◆ **Problem details**
All lines in the data bearing the string "seaborn" should be identified and copied.
── Data rows
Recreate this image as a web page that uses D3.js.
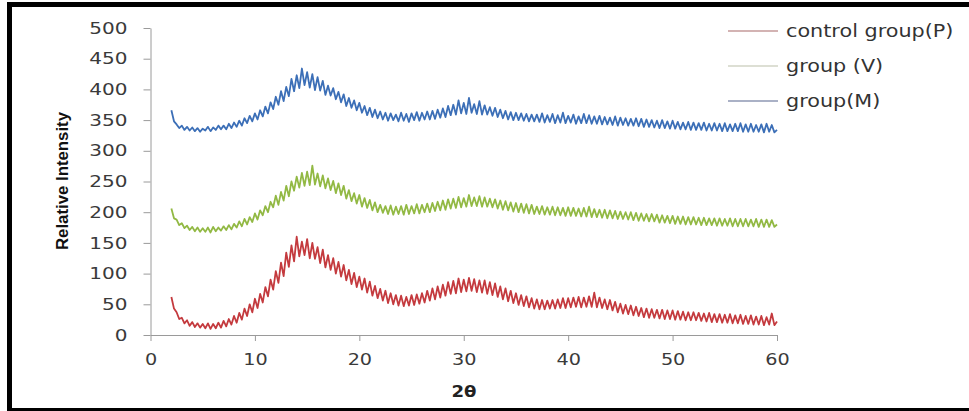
────
── Data rows
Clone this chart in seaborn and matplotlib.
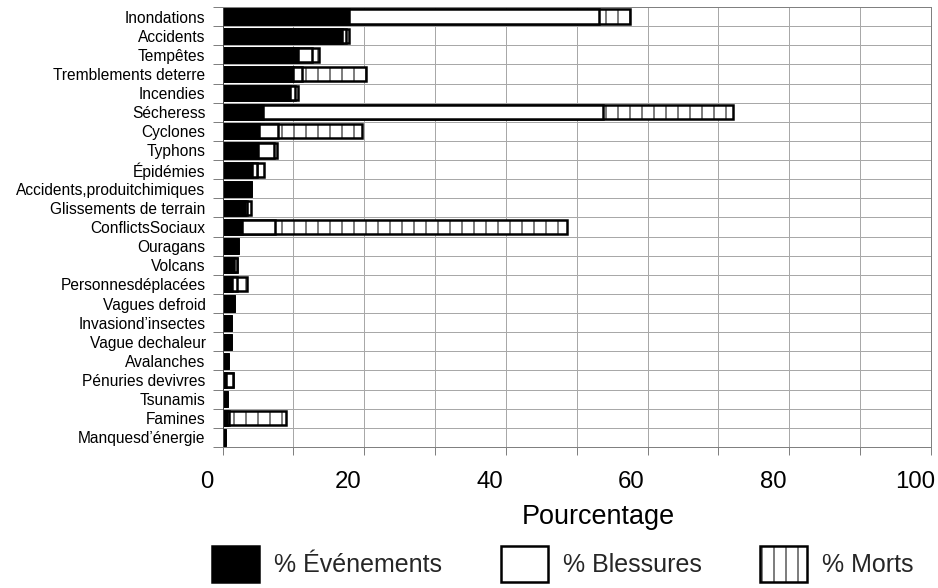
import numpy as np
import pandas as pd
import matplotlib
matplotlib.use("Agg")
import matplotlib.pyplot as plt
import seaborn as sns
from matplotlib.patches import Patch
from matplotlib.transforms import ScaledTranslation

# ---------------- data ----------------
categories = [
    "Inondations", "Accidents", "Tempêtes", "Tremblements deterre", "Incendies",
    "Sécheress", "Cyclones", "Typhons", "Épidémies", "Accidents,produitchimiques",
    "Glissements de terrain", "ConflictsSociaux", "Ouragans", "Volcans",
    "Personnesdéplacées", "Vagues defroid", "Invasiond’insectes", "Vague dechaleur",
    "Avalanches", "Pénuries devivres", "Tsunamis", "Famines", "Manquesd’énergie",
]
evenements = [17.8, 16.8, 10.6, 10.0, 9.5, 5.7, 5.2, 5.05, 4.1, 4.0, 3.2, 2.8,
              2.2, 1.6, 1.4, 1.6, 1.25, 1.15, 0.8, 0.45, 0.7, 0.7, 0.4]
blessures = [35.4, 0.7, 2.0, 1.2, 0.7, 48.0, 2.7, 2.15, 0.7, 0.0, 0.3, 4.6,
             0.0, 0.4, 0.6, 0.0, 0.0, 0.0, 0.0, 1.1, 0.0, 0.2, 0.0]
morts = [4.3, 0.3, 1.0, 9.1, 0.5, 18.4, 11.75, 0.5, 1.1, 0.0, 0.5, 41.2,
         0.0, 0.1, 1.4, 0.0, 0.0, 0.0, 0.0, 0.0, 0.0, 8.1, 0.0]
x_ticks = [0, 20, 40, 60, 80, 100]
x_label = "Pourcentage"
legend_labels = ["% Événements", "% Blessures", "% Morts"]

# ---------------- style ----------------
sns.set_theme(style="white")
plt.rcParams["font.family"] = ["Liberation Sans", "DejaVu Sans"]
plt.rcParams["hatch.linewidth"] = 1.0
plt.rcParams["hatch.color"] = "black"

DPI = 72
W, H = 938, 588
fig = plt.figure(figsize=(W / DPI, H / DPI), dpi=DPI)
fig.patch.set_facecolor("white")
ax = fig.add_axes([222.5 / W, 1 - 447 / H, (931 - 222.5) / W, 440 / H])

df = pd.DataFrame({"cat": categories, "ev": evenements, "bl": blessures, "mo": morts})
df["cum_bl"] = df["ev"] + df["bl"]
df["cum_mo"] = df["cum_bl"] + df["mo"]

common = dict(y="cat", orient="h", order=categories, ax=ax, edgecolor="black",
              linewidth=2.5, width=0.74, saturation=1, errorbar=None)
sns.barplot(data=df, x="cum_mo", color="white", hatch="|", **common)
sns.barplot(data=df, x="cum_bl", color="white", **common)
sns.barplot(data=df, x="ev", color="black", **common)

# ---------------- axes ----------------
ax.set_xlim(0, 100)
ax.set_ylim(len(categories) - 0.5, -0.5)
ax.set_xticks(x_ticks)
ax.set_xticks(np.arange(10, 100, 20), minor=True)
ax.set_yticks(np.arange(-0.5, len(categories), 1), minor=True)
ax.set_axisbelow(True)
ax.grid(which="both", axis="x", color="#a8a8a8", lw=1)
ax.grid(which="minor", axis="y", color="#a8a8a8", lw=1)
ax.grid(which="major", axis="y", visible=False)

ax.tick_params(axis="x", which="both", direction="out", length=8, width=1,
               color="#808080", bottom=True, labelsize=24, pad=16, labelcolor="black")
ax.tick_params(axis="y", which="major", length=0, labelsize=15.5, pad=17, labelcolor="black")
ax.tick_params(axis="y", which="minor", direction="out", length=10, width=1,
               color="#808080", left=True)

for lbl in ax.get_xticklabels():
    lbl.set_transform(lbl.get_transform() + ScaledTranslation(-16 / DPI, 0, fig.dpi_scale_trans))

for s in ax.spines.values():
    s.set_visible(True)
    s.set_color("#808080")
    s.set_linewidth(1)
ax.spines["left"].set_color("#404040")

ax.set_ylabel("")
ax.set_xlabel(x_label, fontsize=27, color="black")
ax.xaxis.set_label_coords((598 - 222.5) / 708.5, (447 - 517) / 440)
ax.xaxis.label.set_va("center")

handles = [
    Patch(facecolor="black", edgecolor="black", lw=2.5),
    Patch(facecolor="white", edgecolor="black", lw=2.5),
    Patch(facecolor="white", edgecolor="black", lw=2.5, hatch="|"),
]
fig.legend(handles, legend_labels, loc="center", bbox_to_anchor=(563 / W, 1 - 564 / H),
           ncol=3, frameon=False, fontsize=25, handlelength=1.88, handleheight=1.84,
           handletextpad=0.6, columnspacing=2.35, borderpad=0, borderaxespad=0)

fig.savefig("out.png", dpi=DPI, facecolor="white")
────
◆ **Final answer**
Clone this chart in seaborn and matplotlib.
import seaborn as sns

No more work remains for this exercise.